The area, on the outskirts of Ukraine’s capital Kyiv, was neglected until a ceremony to mark the 75th anniversary of the massacre on September 29 2016. The then Ukrainian president Petro Poroshenko used the occasion to initiate a memorial complex. The project stalled until 2019 when the Russian film director Ilya Khrzhanovsky was appointed as its artistic director. His plans for the site and the role of some of its funders, including Russian Jewish billionaires Mikhail Fridman and German Khan, have sparked controversy.

Khrzhanovsky was the director of the DAU cultural project, which was inspired by the life of Soviet scientist Lev Landau, a Nobel laureate.
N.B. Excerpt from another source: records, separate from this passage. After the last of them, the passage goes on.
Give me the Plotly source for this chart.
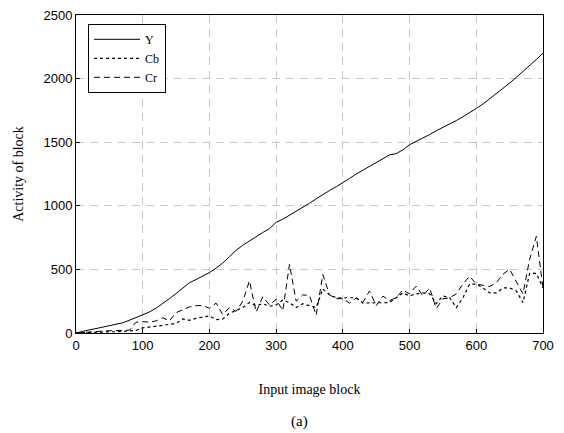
import plotly.graph_objects as go

blocks = list(range(0, 701, 10))

y_vals = [0, 15, 25, 35, 45, 55, 65, 80, 100, 120,
          140, 165, 195, 230, 270, 310, 350, 395, 420, 445,
          475, 510, 550, 600, 650, 690, 725, 760, 790, 820,
          870, 895, 925, 955, 985, 1020, 1055, 1090, 1120, 1150,
          1180, 1215, 1250, 1280, 1310, 1335, 1370, 1400, 1410, 1440,
          1480, 1505, 1530, 1560, 1590, 1615, 1640, 1670, 1700, 1730,
          1765, 1800, 1840, 1880, 1920, 1965, 2010, 2055, 2105, 2150,
          2200]

cb_vals = [0, 3, 5, 6, 8, 10, 10, 12, 12, 20,
           40, 45, 50, 60, 68, 75, 110, 100, 115, 125,
           135, 105, 110, 155, 175, 200, 240, 215, 230, 210,
           220, 260, 238, 200, 230, 215, 200, 346, 300, 277,
           277, 277, 277, 235, 238, 238, 238, 240, 277, 315,
           292, 308, 315, 308, 231, 292, 277, 200, 277, 385,
           385, 354, 315, 315, 354, 354, 331, 238, 469, 469,
           354]

cr_vals = [0, 5, 10, 12, 15, 18, 20, 22, 22, 85,
           90, 85, 95, 120, 95, 160, 185, 205, 215, 215,
           195, 235, 145, 200, 170, 250, 410, 165, 285, 220,
           265, 175, 540, 250, 300, 295, 140, 460, 300, 270,
           270, 235, 275, 240, 330, 215, 290, 255, 277, 338,
           308, 369, 292, 354, 192, 269, 277, 308, 385, 446,
           385, 375, 365, 395, 462, 500, 408, 308, 580, 760,
           354]

x_ticks = [0, 100, 200, 300, 400, 500, 600, 700]
y_ticks = [0, 500, 1000, 1500, 2000, 2500]

serif = "Liberation Serif, Times New Roman, serif"
sans = "Liberation Sans, Arial, sans-serif"

fig = go.Figure()
fig.add_trace(go.Scatter(x=blocks, y=y_vals, mode="lines", name="Y",
                         line=dict(color="black", width=1, dash="solid")))
fig.add_trace(go.Scatter(x=blocks, y=cb_vals, mode="lines", name="Cb",
                         line=dict(color="black", width=1.2, dash="dot")))
fig.add_trace(go.Scatter(x=blocks, y=cr_vals, mode="lines", name="Cr",
                         line=dict(color="black", width=1, dash="6px,4px")))

axis_common = dict(
    showline=True, linecolor="black", linewidth=1, mirror=True,
    ticks="inside", ticklen=4, tickcolor="black",
    showgrid=True, gridcolor="#c8c8c8", gridwidth=1, griddash="8px,6px",
    zeroline=False,
    tickfont=dict(family=sans, size=13, color="black"),
)

L, R, T, B = 76, 21, 8, 100
W, H = 564, 433
plot_w = W - L - R
plot_h = H - T - B

fig.update_layout(
    width=W, height=H,
    margin=dict(l=L, r=R, t=T, b=B),
    plot_bgcolor="white", paper_bgcolor="white",
    showlegend=True,
    legend=dict(
        x=(88 - L) / plot_w, y=1 - (17 - T) / plot_h, xanchor="left", yanchor="top",
        bgcolor="white", bordercolor="black", borderwidth=1,
        font=dict(family=serif, size=12, color="black"),
        itemwidth=46, tracegroupgap=0,
    ),
    xaxis=dict(range=[0, 700], tickvals=x_ticks,
               title=dict(text="Input image block", standoff=32,
                          font=dict(family=serif, size=14, color="black")),
               **axis_common),
    yaxis=dict(range=[0, 2500], tickvals=y_ticks,
               title=dict(text="Activity of block", standoff=16,
                          font=dict(family=serif, size=14, color="black")),
               **axis_common),
    annotations=[dict(text="(a)", x=(299 - L) / plot_w, y=(T + plot_h - 423) / plot_h,
                      xref="paper", yref="paper", showarrow=False, yanchor="middle",
                      font=dict(family=serif, size=15, color="black"))],
)

fig.write_html("out.html", config={"displayModeBar": False},
               post_script="document.body.style.margin='0';document.body.style.overflow='hidden';")
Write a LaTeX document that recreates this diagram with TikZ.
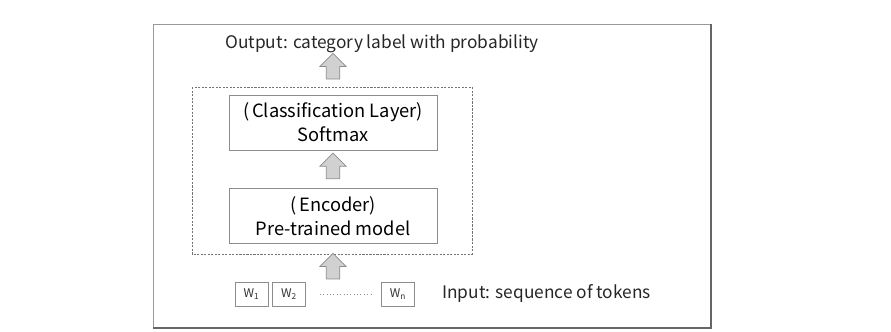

A massive artistic and scientific complex was built in Kharkiv in Ukraine, with people living on the site during 2008 to 2011 in a form of reality show cum social experiment, playing roles as Soviet citizens from Landau’s lifetime.

The project is being investigated over allegations that children’s rights were violated during filming. Further controversy was caused by the involvement as one of the ‘actors’ of Maxim Martsinkevich, a Russian neo-Nazi.

The announcement of Khrzhanovsky’s plans - including psychological experiments, Greek masks, soundscapes and artistic collaborations, along with a photograph of Michael Jackson’s posthumous hologram concert - caused controversy.

Karel Berkhoff, a Dutch Holocaust historian who is chair of the Babi Yar academic council, criticised plans for visitors to take on “ the role of victims, collaborators, Nazis, or prisoners of war who were forced to burn corpses.”

The Soviet authorities attempted to cover up the Babi Yar massacre and the role of Russian billionaires in financing the current project has been attacked by some Ukrainian experts and members of its Jewish community.

Last month, hundreds signed an open letter to members of the committee overseeing the project. They argued that the Ukrainian state should finance the Babi Yar museum and it should be overseen by the Ukrainian Jewish community.

Russia’s involvement is particularly sensitive in a country which is currently fighting Russian forces occupying part of its east.

The letter also points out that part of the proposed site lies in the grounds of an old Jewish cemetery where construction is banned.

An article accompanying the letter on the Ukrainian site Krytyka.com stressed that, “Psychological Experiments and Simulations of Ethical Decisions Have No Place in a Commemoration of Babi Yar”. But the committee overseeing the project - chaired by Natan Sharansky - shows no sign of dropping Khrzhanovsky’s plans.